AOT: Appearance Optimal Transport Based Identity Swapping for Forgery Detection
This work addresses a domain-specific problem for face forgery detection by providing a novel identity swapping algorithm to create challenging datasets, though it is incremental as it builds on existing identity swapping methods.
The paper tackles the problem of generating diverse Deepfakes datasets with large appearance variations for improving forgery detection, proposing an Appearance Optimal Transport model that formulates appearance mapping as an optimal transport problem in latent and pixel space, resulting in superior performance compared to state-of-the-art methods and enhanced detection capabilities.

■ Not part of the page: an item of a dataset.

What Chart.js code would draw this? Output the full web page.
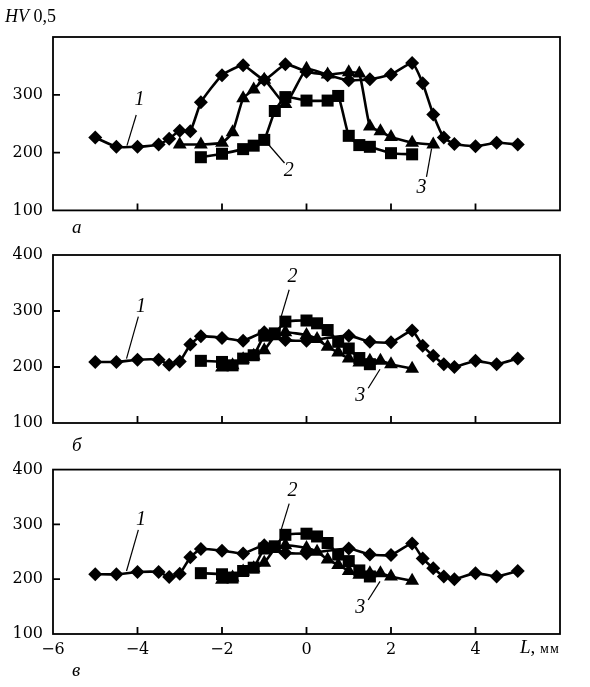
<!DOCTYPE html>
<html>
<head>
<meta charset="utf-8">
<script src="https://cdn.jsdelivr.net/npm/chart.js@4.4.0/dist/chart.umd.min.js"></script>
<style>
  body { margin: 0; background: #fff; }
  #wrap { position: relative; width: 590px; height: 687px; overflow: hidden; background: #fff; }
  canvas { position: absolute; left: 0; }
  .t { position: absolute; font-family: "Liberation Serif", serif; color: #000; white-space: nowrap; line-height: 1; }
  .lt { font-size: 19px; font-style: italic; }
</style>
</head>
<body>
<div id="wrap">
  <canvas id="chartA" width="590" height="230" style="top:0"></canvas>
  <canvas id="chartB" width="590" height="220" style="top:230px"></canvas>
  <canvas id="chartC" width="590" height="237" style="top:450px"></canvas>
  <div class="t" style="left:5px;top:7px;font-size:18px"><i>HV</i>&nbsp;0,5</div>
  <div class="t lt" style="left:72px;top:217px">а</div>
  <div class="t lt" style="left:72px;top:435px">б</div>
  <div class="t lt" style="left:72px;top:660px">в</div>
  <div class="t" style="left:520px;top:637px;font-size:19px"><i>L</i>, <span style="font-size:14px;letter-spacing:1px">мм</span></div>
</div>
<script>
// panel а
const xA1 = [-5, -4.5, -4, -3.5, -3.25, -3, -2.75, -2.5, -2, -1.5, -1, -0.5, 0, 0.5, 1, 1.5, 2, 2.5, 2.75, 3, 3.25, 3.5, 4, 4.5, 5];
const yA1 = [226, 210, 210, 214, 224, 238, 237, 287, 334, 351, 326, 353, 340, 334, 325, 327, 335, 355, 320, 266, 226, 215, 211, 217, 214];
const xA2 = [-2.5, -2, -1.5, -1.25, -1, -0.75, -0.5, 0, 0.5, 0.75, 1, 1.25, 1.5, 2, 2.5];
const yA2 = [192, 198, 206, 212, 222, 272, 296, 290, 290, 298, 229, 213, 210, 199, 197];
const xA3 = [-3, -2.5, -2, -1.75, -1.5, -1.25, -1, -0.5, 0, 0.5, 1, 1.25, 1.5, 1.75, 2, 2.5, 3];
const yA3 = [214, 214, 217, 235, 294, 309, 326, 284, 345, 335, 339, 337, 245, 237, 227, 217, 214];

// panel б (panel в in the figure shows the same curves)
const xB1 = [-5, -4.5, -4, -3.5, -3.25, -3, -2.75, -2.5, -2, -1.5, -1, -0.5, 0, 1, 1.5, 2, 2.5, 2.75, 3, 3.25, 3.5, 4, 4.5, 5];
const yB1 = [209, 209, 213, 213, 204, 210, 240, 255, 252, 247, 262, 248, 247, 256, 245, 244, 265, 238, 220, 205, 200, 211, 205, 215];
const xB2 = [-2.5, -2, -1.75, -1.5, -1.25, -1, -0.75, -0.5, 0, 0.25, 0.5, 0.75, 1, 1.25, 1.5];
const yB2 = [211, 209, 203, 215, 221, 256, 260, 281, 283, 278, 266, 245, 233, 216, 205];
const xB3 = [-2, -1.75, -1.5, -1.25, -1, -0.75, -0.5, 0, 0.25, 0.5, 0.75, 1, 1.25, 1.5, 1.75, 2, 2.5];
const yB3 = [199, 203, 214, 220, 230, 255, 262, 257, 250, 236, 226, 215, 208, 211, 211, 205, 197];

// curve numbers: text position, leader line start, leader line end (data units)
const notesA = [
  { t: '1', at: [-3.95, 292], from: [-4.03, 265], to: [-4.25, 212] },
  { t: '2', at: [-0.42, 168], from: [-0.9, 214], to: [-0.52, 182] },
  { t: '3', at: [2.72, 140], from: [2.96, 207], to: [2.84, 158] }
];
const notesB = [
  { t: '1', at: [-3.92, 308], from: [-3.98, 290], to: [-4.26, 215] },
  { t: '2', at: [-0.33, 362], from: [-0.41, 338], to: [-0.6, 290] },
  { t: '3', at: [1.27, 148], from: [1.74, 196], to: [1.46, 162] }
];

function pts(xs, ys) {
  return xs.map((x, i) => ({ x: x, y: ys[i] }));
}

const framePlugin = {
  id: 'frame',
  afterDraw(chart, args, opts) {
    const ctx = chart.ctx;
    const a = chart.chartArea;
    const x = chart.scales.x;
    const y = chart.scales.y;
    ctx.save();
    ctx.strokeStyle = '#000';
    ctx.lineWidth = 1.8;
    ctx.strokeRect(a.left, a.top, a.right - a.left, a.bottom - a.top);
    ctx.beginPath();
    x.ticks.forEach(t => {
      if (t.value > x.min && t.value < x.max) {
        const px = x.getPixelForValue(t.value);
        ctx.moveTo(px, a.bottom);
        ctx.lineTo(px, a.bottom - 7);
      }
    });
    y.ticks.forEach(t => {
      if (t.value > y.min && t.value < y.max) {
        const py = y.getPixelForValue(t.value);
        ctx.moveTo(a.left, py);
        ctx.lineTo(a.left + 7, py);
      }
    });
    ctx.stroke();

    ctx.lineWidth = 1.2;
    ctx.fillStyle = '#000';
    ctx.font = 'italic 20px "Liberation Serif"';
    ctx.textAlign = 'center';
    ctx.textBaseline = 'middle';
    (opts.notes || []).forEach(n => {
      ctx.beginPath();
      ctx.moveTo(x.getPixelForValue(n.from[0]), y.getPixelForValue(n.from[1]));
      ctx.lineTo(x.getPixelForValue(n.to[0]), y.getPixelForValue(n.to[1]));
      ctx.stroke();
      ctx.fillText(n.t, x.getPixelForValue(n.at[0]), y.getPixelForValue(n.at[1]));
    });
    ctx.restore();
  }
};

function series(data, style, radius) {
  return {
    data: data,
    borderColor: '#000',
    backgroundColor: '#000',
    borderWidth: 2.6,
    pointStyle: style,
    pointRadius: radius,
    pointBackgroundColor: '#000',
    pointBorderColor: '#000',
    pointBorderWidth: 0,
    tension: 0.15,
    clip: false
  };
}

function makeChart(id, sets, notes, cfg) {
  new Chart(document.getElementById(id), {
    type: 'line',
    data: {
      datasets: [
        series(pts(sets[0][0], sets[0][1]), 'rectRot', 7),
        series(pts(sets[1][0], sets[1][1]), 'rect', 8.5),
        series(pts(sets[2][0], sets[2][1]), 'triangle', 8)
      ]
    },
    options: {
      responsive: false,
      animation: false,
      devicePixelRatio: 1,
      layout: { padding: { top: cfg.top, right: 30, left: 0, bottom: 0 } },
      plugins: {
        legend: { display: false },
        tooltip: { enabled: false },
        frame: { notes: notes }
      },
      scales: {
        x: {
          type: 'linear',
          min: -6,
          max: 6,
          grid: { display: false, drawTicks: false },
          border: { display: false },
          ticks: {
            display: cfg.xLabels,
            stepSize: 2,
            padding: 6,
            color: '#000',
            font: { family: 'DejaVu Serif', size: 16 },
            callback: v => (v === 6 ? '' : (v < 0 ? '\u2212' + Math.abs(v) : String(v)))
          },
          afterFit: s => { s.height = cfg.bottom; }
        },
        y: {
          min: 100,
          max: 400,
          grid: { display: false, drawTicks: false },
          border: { display: false },
          ticks: {
            stepSize: 100,
            padding: 10,
            color: '#000',
            font: { family: 'DejaVu Serif', size: 16 },
            callback: v => (cfg.hideTop && v === 400 ? '' : String(v))
          },
          afterFit: s => { s.width = 53; }
        }
      }
    },
    plugins: [framePlugin]
  });
}

makeChart('chartA', [[xA1, yA1], [xA2, yA2], [xA3, yA3]], notesA,
  { top: 37, bottom: 17, xLabels: false, hideTop: true });
makeChart('chartB', [[xB1, yB1], [xB2, yB2], [xB3, yB3]], notesB,
  { top: 25, bottom: 27, xLabels: false, hideTop: false });
makeChart('chartC', [[xB1, yB1], [xB2, yB2], [xB3, yB3]], notesB,
  { top: 14, bottom: 53, xLabels: true, hideTop: false });
</script>
</body>
</html>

Recent studies have shown that the performance of forgery detection can be improved with diverse and challenging Deepfakes datasets. However, due to the lack of Deepfakes datasets with large variance in appearance, which can be hardly produced by recent identity swapping methods, the detection algorithm may fail in this situation. In this work, we provide a new identity swapping algorithm with large differences in appearance for face forgery detection. The appearance gaps mainly arise from the large discrepancies in illuminations and skin colors that widely exist in real-world scenarios. However, due to the difficulties of modeling the complex appearance mapping, it is challenging to transfer fine-grained appearances adaptively while preserving identity traits. This paper formulates appearance mapping as an optimal transport problem and proposes an Appearance Optimal Transport model (AOT) to formulate it in both latent and pixel space. Specifically, a relighting generator is designed to simulate the optimal transport plan. It is solved via minimizing the Wasserstein distance of the learned features in the latent space, enabling better performance and less computation than conventional optimization. To further refine the solution of the optimal transport plan, we develop a segmentation game to minimize the Wasserstein distance in the pixel space. A discriminator is introduced to distinguish the fake parts from a mix of real and fake image patches. Extensive experiments reveal that the superiority of our method when compared with state-of-the-art methods and the ability of our generated data to improve the performance of face forgery detection.